Way Out Front on Trans Fats
TIBURON, CALIF.-When the New York City Board of Health voted last week to ban trans fat from the city's eateries, some restaurants predicted dark days ahead. The chemically modified vegetable oil substitute, used to produce everything from pastries to french fries, is linked to heart disease-but it tends to hold up longer than other oils, and it's cheap. Last year, the 18 restaurants in Tiburon, Calif., decided to make this small town across the bay from San Francisco the first "trans-fat-free city" in the country. Brian Wilson, co-owner of local favorite Sam's Anchor Cafe, who kicked the habit five years ago, spoke with U.S. News about what the restaurant business and dining out look like from the future.
Some industry leaders are saying cooking without trans fats is impossible.
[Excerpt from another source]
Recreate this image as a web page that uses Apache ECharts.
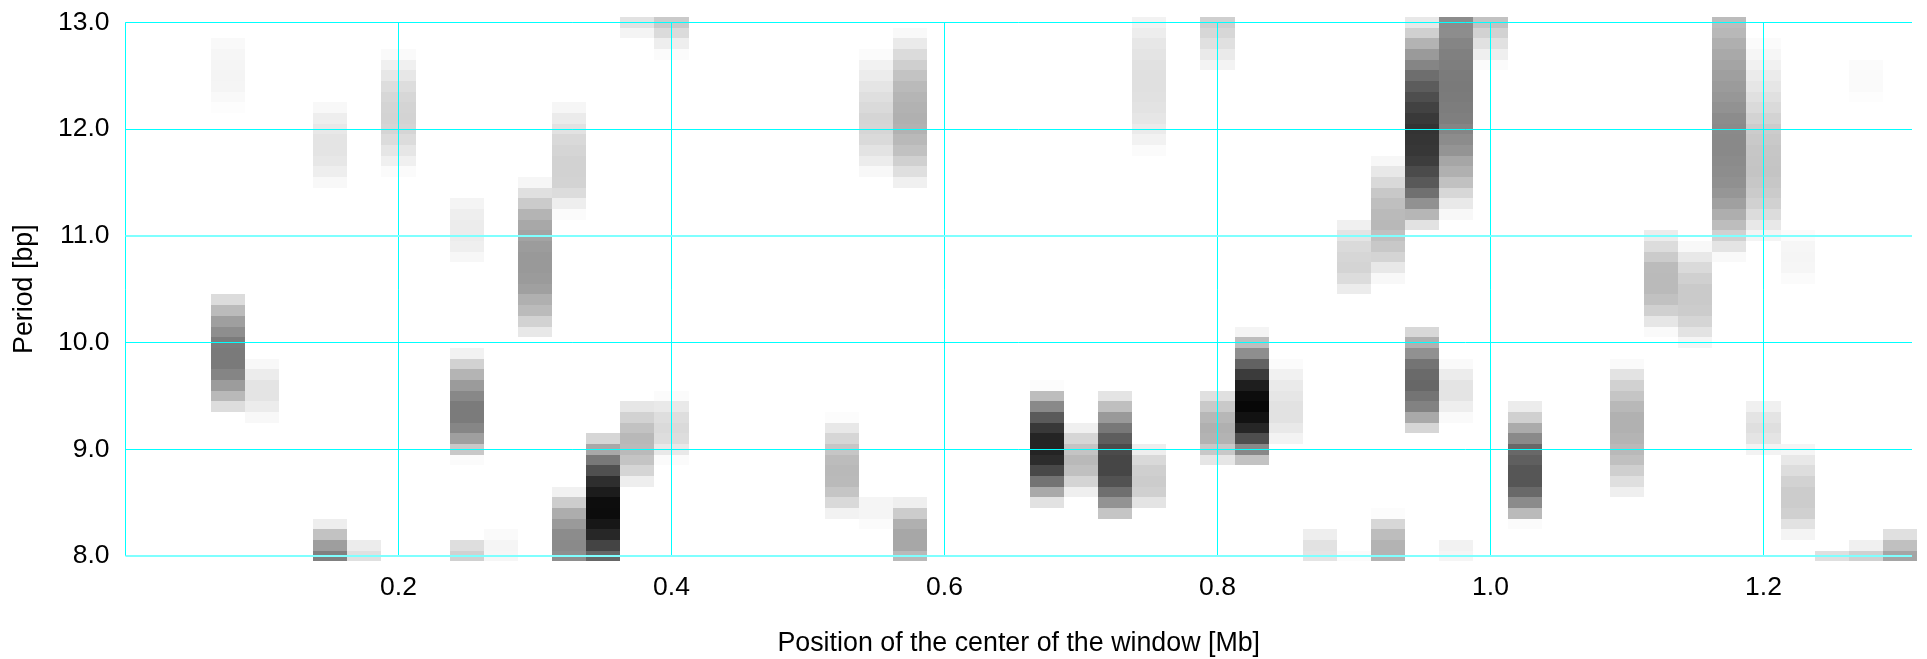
<!DOCTYPE html>
<html><head><meta charset="utf-8">
<style>html,body{margin:0;padding:0;background:#fff}#c{width:1927px;height:659px}</style>
<script src="https://cdn.jsdelivr.net/npm/echarts@6/dist/echarts.min.js"></script>
</head><body><div id="c"></div>
<script>
// position of each column group [Mb]
const positions = [0.075,0.075,0.1,0.15,0.15,0.175,0.2,0.25,0.25,0.25,0.275,0.3,0.325,0.325,0.35,0.375,0.375,0.4,0.4,
  0.525,0.55,0.55,0.575,0.575,0.675,0.7,0.725,0.75,0.75,0.8,0.8,0.825,0.85,0.875,0.9,0.9,0.925,0.925,
  0.95,0.95,0.975,0.975,0.975,1.0,1.025,1.1,1.125,1.15,1.175,1.2,1.2,1.225,1.225,1.25,1.275,1.275,1.3];
// lowest period of each group [bp]; rows step by 0.1 bp
const firstPeriods = [9.4,12.2,9.3,8.0,11.5,8.0,11.6,8.0,8.9,10.8,8.0,10.1,8.0,11.2,8.0,8.7,12.9,8.9,12.7,
  8.4,8.3,11.6,8.0,11.5,8.5,8.6,8.4,8.5,11.8,8.9,12.6,8.9,9.1,8.0,8.0,10.5,8.0,10.6,
  9.2,11.1,8.0,9.3,11.2,12.6,8.3,8.6,10.1,10.0,10.8,9.0,11.0,8.2,10.6,8.0,8.0,12.3,8.0];
// grey level (0 black .. 255 white) of each row, from low period to high
const greys = [
 [0xdd,0xb9,0x9c,0x85,0x7a,0x7a,0x7c,0x8e,0x9f,0xbb,0xdc],
 [0xfd,0xf9,0xf5,0xf4,0xf5,0xf6,0xf9],
 [0xf8,0xec,0xe4,0xe4,0xec,0xf8],
 [0x80,0x9e,0xc2,0xee],
 [0xf8,0xee,0xe7,0xe4,0xe4,0xe8,0xee,0xf8],
 [0xe0,0xec],
 [0xfb,0xf0,0xe6,0xdc,0xd5,0xd3,0xd4,0xd7,0xdd,0xe7,0xf0,0xfa],
 [0xd0,0xde],
 [0xfb,0xc8,0x9f,0x86,0x7b,0x7b,0x88,0x9b,0xb4,0xd2,0xf2],
 [0xf7,0xef,0xec,0xec,0xee,0xf4],
 [0xf6,0xf5,0xfa],
 [0xe8,0xd2,0xbb,0xb0,0xa0,0x9b,0x99,0x99,0x9c,0xa3,0xa8,0xb4,0xcb,0xe0,0xf6],
 [0x8e,0x8a,0x8c,0x9a,0xad,0xcd,0xf1],
 [0xfb,0xee,0xdc,0xd3,0xd2,0xd2,0xd5,0xd9,0xe2,0xeb,0xf6],
 [0x66,0x44,0x27,0x17,0x0c,0x0d,0x1c,0x2e,0x50,0x78,0xa8,0xd6],
 [0xee,0xd5,0xc4,0xba,0xb8,0xc2,0xd2,0xe6],
 [0xf4,0xe2],
 [0xfb,0xe9,0xdd,0xda,0xde,0xe9,0xfb],
 [0xfb,0xee,0xdb,0xca],
 [0xf2,0xd9,0xc5,0xba,0xb9,0xbc,0xc6,0xd6,0xe8,0xfc],
 [0xfb,0xf5,0xf5],
 [0xf8,0xec,0xe3,0xda,0xd6,0xd5,0xda,0xdf,0xe5,0xec,0xf2,0xfb],
 [0xb9,0xa7,0xa7,0xb0,0xcc,0xef],
 [0xf0,0xdf,0xd0,0xc1,0xb9,0xb2,0xb0,0xb2,0xb5,0xba,0xc3,0xcf,0xdb,0xea,0xf9],
 [0xe2,0xa9,0x73,0x48,0x2c,0x24,0x24,0x38,0x5a,0x89,0xbd,0xfc],
 [0xef,0xd4,0xc0,0xb9,0xc4,0xd6,0xf0],
 [0xc5,0x93,0x6f,0x52,0x46,0x46,0x4b,0x5e,0x78,0x99,0xbf,0xe4],
 [0xe4,0xd0,0xcc,0xcf,0xd9,0xee],
 [0xfb,0xf2,0xeb,0xe6,0xe3,0xe1,0xe0,0xe0,0xe1,0xe4,0xe7,0xed,0xf2],
 [0xe6,0xc8,0xb3,0xb0,0xb7,0xc9,0xe0],
 [0xf3,0xea,0xe0,0xd7,0xcf],
 [0xc3,0x88,0x4e,0x26,0x12,0x07,0x0d,0x1e,0x3b,0x62,0x8e,0xbd,0xf4],
 [0xf3,0xe9,0xe2,0xe2,0xe6,0xea,0xf1,0xfb],
 [0xe4,0xe2,0xee],
 [0xfb],
 [0xec,0xdc,0xd4,0xd6,0xda,0xe4,0xf0],
 [0xb3,0xb3,0xbd,0xd7,0xfc],
 [0xf8,0xe8,0xd4,0xc8,0xc0,0xb8,0xba,0xbf,0xc8,0xd9,0xe8,0xf7],
 [0xd6,0xa9,0x82,0x74,0x67,0x6a,0x74,0x91,0xb0,0xd8],
 [0xe2,0xb6,0x91,0x70,0x59,0x4b,0x3d,0x37,0x35,0x33,0x39,0x42,0x4e,0x5c,0x6e,0x85,0x9a,0xb3,0xd0,0xe8],
 [0xf5,0xf2],
 [0xfa,0xee,0xe4,0xe4,0xec,0xfa],
 [0xf8,0xe9,0xd7,0xc1,0xb0,0xa6,0x94,0x8c,0x85,0x7f,0x7d,0x7b,0x7a,0x7b,0x7e,0x80,0x85,0x8d,0x8c],
 [0xfb,0xef,0xe1,0xd2,0xc2],
 [0xfb,0xba,0x8b,0x69,0x56,0x56,0x5f,0x68,0x8a,0xab,0xd0,0xec],
 [0xef,0xdf,0xcf,0xc0,0xb9,0xb4,0xb1,0xb1,0xb8,0xc5,0xd1,0xe3,0xfa],
 [0xfa,0xe6,0xd0,0xc1,0xba,0xba,0xbb,0xcb,0xdc,0xec],
 [0xf5,0xe3,0xd5,0xcc,0xca,0xca,0xd0,0xda,0xe8,0xf8],
 [0xf9,0xe4,0xd0,0xbd,0xae,0xa0,0x96,0x90,0x8d,0x8b,0x89,0x89,0x8a,0x8c,0x92,0x97,0x9b,0x9f,0xa4,0xa9,0xaf,0xb8,0xbc],
 [0xf3,0xe4,0xdf,0xe4,0xf0],
 [0xf4,0xe8,0xdc,0xd1,0xcb,0xc7,0xc4,0xc5,0xc6,0xc9,0xcc,0xd3,0xda,0xe0,0xe6,0xeb,0xf1,0xf6,0xfb],
 [0xf4,0xe2,0xd0,0xcc,0xcc,0xd2,0xdd,0xe8,0xf5],
 [0xfb,0xf6,0xf5,0xf6,0xfb],
 [0xdf],
 [0xd0,0xf0],
 [0xfd,0xfa,0xfa,0xfb],
 [0xa5,0xc0,0xe0]
];
const xTicks = [0.2,0.4,0.6,0.8,1.0,1.2];
const yTicks = [8,9,10,11,12,13];
const xMax = 1.3088;
const xTitle = 'Position of the center of the window [Mb]';
const yTitle = 'Period [bp]';

const cells = [];
positions.forEach((x,i)=>{
  greys[i].forEach((g,j)=>{
    cells.push([x, +(firstPeriods[i]+j*0.1).toFixed(1), g]);
  });
});
const family = '"Liberation Sans",Arial,sans-serif';
const tickFont = {fontFamily:family,fontSize:26.5,color:'#000'};
const titleFont = {fontFamily:family,fontSize:26.8,color:'#000'};
const cyan = '#00ffff', none = 'rgba(0,0,0,0)';
const chart = echarts.init(document.getElementById('c'),null,{renderer:'canvas'});
chart.setOption({
  animation:false,
  backgroundColor:'#fff',
  grid:{left:125.5,right:15,top:22.3,height:533.7,show:false,outerBoundsMode:'none',containLabel:false},
  xAxis:{type:'value',min:0,max:xMax,interval:0.2,z:5,
    name:xTitle,nameLocation:'middle',nameGap:74.5,nameTextStyle:titleFont,
    axisLine:{show:false},axisTick:{show:false},
    splitLine:{show:true,lineStyle:{width:1,type:'solid',color:[cyan,cyan,cyan,cyan,cyan,cyan,cyan,none]}},
    axisLabel:Object.assign({},tickFont,{margin:18,showMinLabel:false,showMaxLabel:false,
      formatter:v=>xTicks.some(t=>Math.abs(t-v)<1e-6)?v.toFixed(1):''})},
  yAxis:{type:'value',min:yTicks[0],max:yTicks[5],interval:1,z:5,
    name:yTitle,nameLocation:'middle',nameGap:87,nameRotate:90,nameTextStyle:titleFont,
    axisLine:{show:false},axisTick:{show:false},
    splitLine:{show:true,lineStyle:{width:1,type:'solid',color:[none,cyan,cyan,none,cyan,cyan]}},
    axisLabel:Object.assign({},tickFont,{margin:16,formatter:v=>v.toFixed(1)})},
  series:[{type:'custom',silent:true,clip:false,data:cells,
    encode:{x:0,y:1},
    renderItem(params,api){
      const x=api.value(0),y=api.value(1),g=api.value(2);
      const a=api.coord([x-0.0125,y+0.05]),b=api.coord([x+0.0125,y-0.05]);
      const x0=Math.round(a[0]),y0=Math.round(a[1]),x1=Math.round(b[0]),y1=Math.round(b[1]);
      return {type:'rect',shape:{x:x0,y:y0,width:x1-x0,height:y1-y0},
        style:{fill:`rgb(${g},${g},${g})`,stroke:null}};
    },
    markLine:{silent:true,symbol:'none',z:6,animation:false,label:{show:false},
      lineStyle:{color:'#7fffff',width:2,type:'solid'},
      data:[{yAxis:8},{yAxis:11},{xAxis:xMax}]}
  }]
});
</script></body></html>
Not at all. It can be harder to do a really good fry product. You're really limited as to what oils you can use, because they have to have a high enough burning point that they don't burn before the food is done. We switched to a rice-bran oil made by the California Rice Oil Co. and tried it, and it works fantastic. It's a neutral oil, which means that all you're tasting is what you put in it-the oil doesn't add any flavor to the mix.
Why did you decide you wanted to get rid of trans fats?
We actually just switched because we liked the product. Because it's a higher-quality oil, it doesn't break down quite so quickly as many oils do, which makes up for the fact that it can cost a little bit more. It used to cost us about $25 to $30 more each time we changed our three fry basins-which we do about 50 or 60 times a year. But right now, it's competitively priced.
So customers didn't push for the change?
Five, six years ago, people didn't even know what trans fats were. They didn't realize that that muffin or those french fries had stuff in them that was bad for you. You might know french fries aren't the best thing in the world for you, but you didn't know they were something that had long-term effects. As a restaurant, you have a responsibility to not hide anything. What trans fats are is hidden.
And dropping them hasn't forced you to raise your prices?
Not at all, not at all. And don't worry, I don't have any stock in the California Rice Oil Co.!
You offer a lot of seafood, onion rings, french fries, burgers-have you ever had any comments from diners who miss their trans fats?
I'd be happy to spot you some french fries and see you what you think. I think we have great french fries. When we've switched our fish and chips from one fish to another in the past, I've had customers go, "What's the deal? This is different." When I switched the oil, nobody said anything.
What other options are there besides rice oil?
Vegetable oils, grape-seed oil, avocado oil-but they either get really pricey or they start imparting flavors. You can't use something like olive oil because its burn point is too low. Although it's great for sautéing and stuff, you need to have that kind of heat to fry properly so it sears on the outside and it's cooked all the way through.
How did it happen that so many restaurants in Tiburon agreed to this?
Everybody just jumped on the bandwagon. Stephen Joseph, a local attorney who filed lawsuits against McDonald's and Kraft over using trans fats-he was the one that went out and got it rolling. The rice-oil people brought in some samples. Some of the local restaurant people asked us how we liked it before they tried it. But there was never a meeting where all the restaurants got together and said, "Let's do this." If so, it'd be the first time that many restaurant people had agreed on anything. It's not a law. It's just a policy.
Why do you think restaurant owners in other cities are dragging their heels?
I think it's just human nature; people are afraid of change. I know when we went through the no-smoking stuff, there were a lot of people in the restaurant business who said it was going to be the end of bars. And it just simply didn't happen. People adjust. It'll be normal in five years, like it is now with smoking.
Some people argue that going off trans fats is more complicated than just changing your oil.
Yeah, you have to go further than the first layer. Some products like frozen french fries are already partially cooked when they're frozen. That first processor, you've got to make sure they're not using trans fats, too; otherwise, you're lying to the customers. It's not a big deal, though-it's just something else you have to do. It's certainly easier than making sure all the seafood you serve is fresh.
Looking back, are you satisfied with the change?
Yeah, as business entrepreneurs, there is a responsibility to tell people what you're serving them if you're going to do something that isn't healthy. Restaurants have to be able to stay up with trends in healthier eating. It is more expensive, but to stay competitive in the restaurant business, you have to do that. Price gets people in, but quality gets them to come back.
This story appears in the December 18, 2006 print edition of U.S. News & World Report.